Dans ce cabaret aux numéros contrastés, les voix se dédoublent et se déclinent en français, en anglais, en créole. On y croise un tourbillon de citations issues d’œuvres littéraires consacrées – celles de Frantz Fanon, Toni Morrison, James Baldwin, Dany Laferrière, entre autres – pour mieux glisser dans l’« unpolitically-correct ». Et ce jusque l’absurde. Manié avec tact, le recours à l’ironie semble ici conjurer la violence des discours racistes et épuiser le registre des insultes pour les purger de leur pouvoir.

Lu à deux reprises par Mélanie Demers en scène, le dilemme exposé par Frantz Fanon dans Peau noire, masques blancs quant à la trace indélébile du jugement des Blancs sur les corps noirs, me suit longtemps après la sortie du théâtre, jusque dans mon travail d’écriture qui bute sur les mots et se reprend sans cesse.

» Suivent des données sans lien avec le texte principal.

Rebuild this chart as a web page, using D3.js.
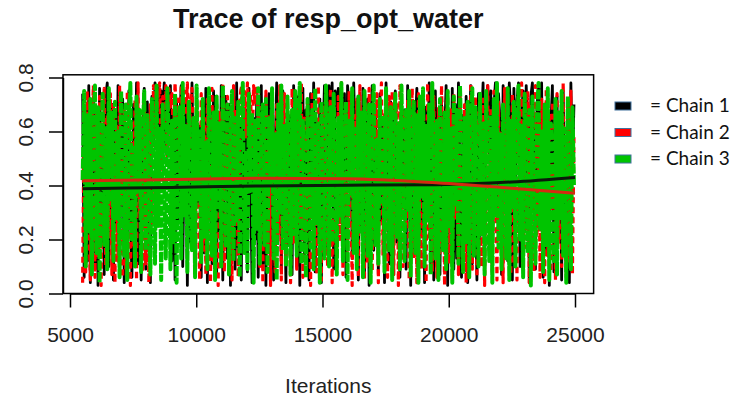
<!DOCTYPE html>
<html>
<head>
<meta charset="utf-8">
<script src="https://cdn.jsdelivr.net/npm/d3@7"></script>
<style>
  html, body { margin: 0; padding: 0; background: #fff; }
  svg { display: block; }
</style>
</head>
<body>
<svg id="chart" width="731" height="400"></svg>
<script>
// MCMC trace of resp_opt_water, three chains (thinned draws)
const firstIteration = 5500;
const thin = 61;

const chain1 = [
  .74,.06,.69,.12,.77,.04,.58,.71,.09,.66,.03,.76,.18,.62,.07,.73,.78,.10,.51,.70,
  .05,.68,.24,.77,.08,.55,.72,.04,.63,.14,.75,.30,.06,.70,.42,.78,.11,.66,.05,.59,
  .76,.09,.71,.36,.04,.73,.56,.78,.61,.77,.49,.75,.66,.78,.52,.74,.60,.77,.12,.68,
  .05,.72,.27,.63,.77,.10,.54,.70,.03,.66,.19,.78,.45,.08,.74,.33,.62,.06,.71,.15,
  .76,.04,.58,.69,.11,.75,.39,.07,.67,.23,.77,.05,.60,.73,.13,.70,.03,.64,.48,.09,
  .78,.17,.62,.05,.74,.31,.68,.08,.76,.43,.04,.65,.20,.72,.06,.57,.77,.11,.69,.03,
  .61,.74,.14,.70,.05,.53,.78,.26,.63,.09,.75,.37,.04,.71,.18,.66,.07,.77,.46,.10,
  .73,.03,.60,.76,.12,.68,.28,.05,.74,.41,.78,.08,.64,.21,.72,.04,.56,.77,.15,.70,
  .77,.62,.78,.09,.75,.66,.76,.34,.78,.58,.74,.06,.77,.69,.73,.13,.78,.55,.71,.05,
  .67,.24,.76,.08,.63,.72,.03,.59,.77,.16,.69,.44,.07,.74,.27,.65,.04,.78,.38,.11,
  .71,.05,.64,.75,.19,.57,.06,.73,.32,.68,.09,.77,.49,.03,.70,.14,.62,.76,.08,.66,
  .22,.74,.04,.69,.40,.78,.10,.61,.05,.75,.29,.67,.07,.72,.17,.58,.77,.03,.64,.35,
  .76,.09,.70,.13,.78,.47,.06,.66,.25,.73,.04,.60,.77,.11,.68,.37,.05,.74,.20,.63,
  .78,.08,.72,.77,.52,.75,.04,.69,.78,.30,.74,.64,.07,.77,.58,.73,.12,.78,.66,.05,
  .76,.43,.71,.78,.10,.67,.75,.23,.77,.61,.04,.73,.78,.55,.09,.70,.76,.36,.78,.06,
  .68,.15,.74,.03,.62,.77,.08,.57,.73,.19,.66,.05,.75,.39,.11,.71,.04,.78,.46,.70
];

const chain2 = [
  .04,.70,.08,.75,.27,.05,.63,.77,.06,.68,.14,.73,.03,.59,.76,.10,.66,.21,.74,.07,
  .71,.04,.62,.12,.77,.35,.06,.69,.09,.75,.47,.03,.64,.18,.72,.05,.78,.29,.61,.08,
  .74,.11,.67,.04,.70,.26,.77,.58,.75,.68,.78,.46,.73,.62,.77,.51,.76,.69,.74,.57,
  .78,.63,.72,.44,.77,.60,.75,.66,.78,.49,.71,.76,.55,.09,.69,.33,.05,.74,.16,.65,
  .07,.72,.39,.04,.76,.12,.61,.70,.03,.67,.24,.78,.08,.56,.73,.13,.64,.05,.77,.31,
  .68,.06,.71,.77,.62,.75,.58,.78,.66,.74,.53,.77,.70,.76,.64,.10,.69,.04,.57,.75,
  .15,.66,.03,.73,.42,.08,.70,.22,.77,.05,.60,.74,.11,.67,.36,.04,.76,.19,.63,.09,
  .72,.28,.78,.06,.65,.13,.71,.48,.03,.75,.17,.62,.08,.77,.40,.05,.69,.25,.74,.10,
  .58,.76,.04,.67,.34,.09,.73,.20,.78,.07,.61,.70,.12,.75,.45,.03,.66,.16,.72,.06,
  .77,.30,.64,.05,.71,.11,.76,.52,.08,.69,.23,.74,.04,.60,.78,.14,.67,.38,.06,.73,
  .18,.75,.07,.63,.70,.03,.77,.41,.10,.68,.26,.72,.05,.59,.76,.13,.65,.04,.74,.32,
  .09,.71,.56,.04,.78,.21,.66,.08,.73,.37,.06,.69,.15,.77,.50,.03,.62,.75,.11,.68,
  .05,.74,.28,.61,.07,.76,.43,.12,.70,.04,.65,.19,.78,.09,.57,.73,.06,.67,.34,.10,
  .72,.03,.63,.77,.16,.69,.08,.75,.48,.05,.71,.25,.60,.04,.76,.13,.66,.39,.07,.74,
  .11,.68,.05,.73,.30,.78,.09,.62,.17,.75,.04,.70,.44,.08,.77,.22,.64,.06,.72,.36,
  .04,.76,.14,.67,.08,.71,.53,.05,.74,.19,.63,.10,.78,.27,.06,.69,.12,.75,.07,.58
];

const chain3 = [
  .42,.75,.10,.66,.23,.72,.07,.57,.77,.15,.69,.04,.51,.74,.18,.62,.09,.76,.34,.67,
  .12,.71,.28,.60,.06,.75,.45,.14,.70,.05,.63,.78,.20,.54,.10,.73,.37,.68,.08,.59,
  .75,.16,.66,.31,.07,.72,.48,.11,.77,.25,.61,.05,.70,.40,.13,.76,.55,.09,.64,.19,
  .74,.04,.58,.69,.13,.78,.29,.62,.08,.71,.46,.16,.65,.06,.77,.35,.60,.11,.72,.21,
  .56,.09,.76,.43,.14,.67,.05,.73,.32,.63,.10,.77,.50,.17,.70,.07,.59,.75,.12,.65,
  .27,.71,.06,.61,.78,.15,.52,.09,.74,.38,.67,.04,.64,.24,.76,.11,.57,.70,.18,.72,
  .08,.65,.41,.76,.13,.59,.05,.70,.30,.77,.16,.62,.10,.73,.47,.07,.68,.22,.75,.14,
  .60,.78,.11,.64,.33,.06,.72,.49,.17,.68,.09,.76,.26,.63,.04,.71,.39,.13,.77,.54,
  .10,.69,.19,.74,.44,.07,.65,.28,.78,.12,.58,.71,.05,.64,.36,.76,.15,.61,.09,.73,
  .23,.67,.06,.75,.50,.14,.70,.04,.62,.77,.18,.57,.11,.72,.34,.66,.08,.76,.45,.16,
  .69,.05,.60,.74,.21,.63,.09,.77,.40,.12,.68,.31,.75,.06,.58,.71,.15,.66,.04,.73,
  .36,.76,.10,.62,.27,.70,.07,.78,.48,.13,.64,.05,.72,.42,.16,.67,.09,.75,.25,.61,
  .04,.73,.33,.68,.11,.77,.53,.08,.65,.19,.71,.06,.60,.76,.14,.69,.38,.10,.74,.22,
  .63,.07,.75,.46,.12,.66,.04,.72,.29,.78,.17,.59,.09,.70,.41,.13,.76,.05,.64,.32,
  .71,.10,.57,.77,.20,.62,.06,.74,.47,.15,.68,.03,.73,.35,.11,.66,.78,.24,.60,.08,
  .70,.18,.76,.05,.63,.39,.12,.72,.07,.67,.28,.75,.14,.61,.04,.73,.49,.09,.69,.40
];

// lowess smooths of chains 1 and 2
const smoothIterations = [5500, 9000, 12500, 16000, 19500, 22500, 25000];
const smooth1 = [0.388, 0.393, 0.398, 0.401, 0.403, 0.413, 0.430];
const smooth2 = [0.418, 0.422, 0.427, 0.425, 0.410, 0.390, 0.371];

const xTicks = [5000, 10000, 15000, 20000, 25000];
const yTicks = [0.0, 0.2, 0.4, 0.6, 0.8];
const chainNames = ["Chain 1", "Chain 2", "Chain 3"];
const chainColors = ["#000000", "#FF0000", "#00C400"];

const svg = d3.select("#chart");

const chains = [chain1, chain2, chain3];
const iters = chain1.map((_, i) => firstIteration + i * thin);

// axis ranges padded 4% beyond the data, as in base graphics
const xExt = d3.extent(iters);
const yExt = d3.extent(chains.flat());
const xPad = (xExt[1] - xExt[0]) * 0.04;
const yPad = (yExt[1] - yExt[0]) * 0.04;

const x = d3.scaleLinear().domain([5000, 25000]).range([70, 575]);
const y = d3.scaleLinear().domain([0, 0.8]).range([293.5, 77.5]);

const boxL = x(xExt[0] - xPad), boxR = x(xExt[1] + xPad);
const boxT = y(yExt[1] + yPad), boxB = y(yExt[0] - yPad);

svg.append("defs").append("clipPath").attr("id", "plotClip")
  .append("rect").attr("x", boxL).attr("y", boxT)
  .attr("width", boxR - boxL).attr("height", boxB - boxT);

const plot = svg.append("g").attr("clip-path", "url(#plotClip)");

const line = d3.line().x((d, i) => x(iters[i])).y(d => y(d));
// solid, dashed and dotted traces, drawn in chain order
const styles = [
  { width: 2.8, dash: null },
  { width: 3.2, dash: "6,4" },
  { width: 4.0, dash: "10,1.5" }
];

chains.forEach((c, k) => {
  plot.append("path")
    .datum(c)
    .attr("d", line)
    .attr("fill", "none")
    .attr("stroke", chainColors[k])
    .attr("stroke-width", styles[k].width)
    .attr("stroke-linejoin", "round")
    .attr("stroke-dasharray", styles[k].dash);
});

const smoothLine = d3.line()
  .x((d, i) => x(smoothIterations[i]))
  .y(d => y(d))
  .curve(d3.curveMonotoneX);

[smooth1, smooth2].forEach((s, k) => {
  plot.append("path")
    .datum(s)
    .attr("d", smoothLine)
    .attr("fill", "none")
    .attr("stroke", k === 0 ? "#0a1a0a" : "#d42a10")
    .attr("stroke-width", 3);
});

// plot frame
svg.append("rect")
  .attr("x", boxL).attr("y", boxT)
  .attr("width", boxR - boxL).attr("height", boxB - boxT)
  .attr("fill", "none").attr("stroke", "#000").attr("stroke-width", 1.5);

const fontFamily = "'Liberation Sans', Arial, sans-serif";

// x axis
const xAxis = svg.append("g")
  .attr("transform", `translate(0,${boxB})`)
  .call(d3.axisBottom(x).tickValues(xTicks).tickSize(14).tickSizeOuter(0).tickPadding(20).tickFormat(d3.format("d")));
xAxis.select(".domain").attr("stroke-width", 1.5);
xAxis.selectAll(".tick line").attr("stroke-width", 1.5);
xAxis.selectAll("text")
  .attr("font-family", fontFamily).attr("font-size", 21).attr("fill", "#222")
  .attr("dy", "0.71em");

// y axis, labels parallel to the axis
const yAxis = svg.append("g")
  .attr("transform", `translate(${boxL},0)`)
  .call(d3.axisLeft(y).tickValues(yTicks).tickSize(14).tickSizeOuter(0).tickFormat(d3.format(".1f")));
yAxis.select(".domain").attr("stroke-width", 1.5);
yAxis.selectAll(".tick line").attr("stroke-width", 1.5);
yAxis.selectAll("text")
  .attr("font-family", fontFamily).attr("font-size", 21).attr("fill", "#222")
  .attr("x", null).attr("dy", null)
  .attr("text-anchor", "middle")
  .attr("transform", `translate(${33 - boxL},0) rotate(-90)`);

// title and axis title
svg.append("text")
  .attr("x", (boxL + boxR) / 2).attr("y", 28)
  .attr("text-anchor", "middle")
  .attr("font-family", fontFamily).attr("font-weight", "bold").attr("font-size", 27)
  .attr("fill", "#111")
  .text("Trace of resp_opt_water");

svg.append("text")
  .attr("x", (boxL + boxR) / 2).attr("y", 393)
  .attr("text-anchor", "middle")
  .attr("font-family", fontFamily).attr("font-size", 21).attr("fill", "#222")
  .text("Iterations");

// legend
const legend = svg.append("g");
const legendBaselines = [112, 138.5, 165];
chainNames.forEach((name, k) => {
  legend.append("rect")
    .attr("x", 615).attr("y", legendBaselines[k] - 10)
    .attr("width", 16).attr("height", 8)
    .attr("fill", chainColors[k])
    .attr("stroke", "#41719C").attr("stroke-width", 1);
  legend.append("text")
    .attr("x", 650).attr("y", legendBaselines[k])
    .attr("font-family", "Lato, 'Open Sans', sans-serif").attr("font-size", 19)
    .attr("fill", "#111")
    .text("= " + name);
});
</script>
</body>
</html>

Dans cet effort à rendre compte du processus de Cabaret Noir, j’éprouve les limites de mon bagage culturel pour saisir toutes les subtilités qui se jouent en sous-texte. J’approche cette matière avec humilité, acceptant qu’elle génère chez moi plus de questions que de réponses, tout en étant heureuse d’avoir été témoin du sentiment d’appartenance nommé par l’équipe à la fin du processus.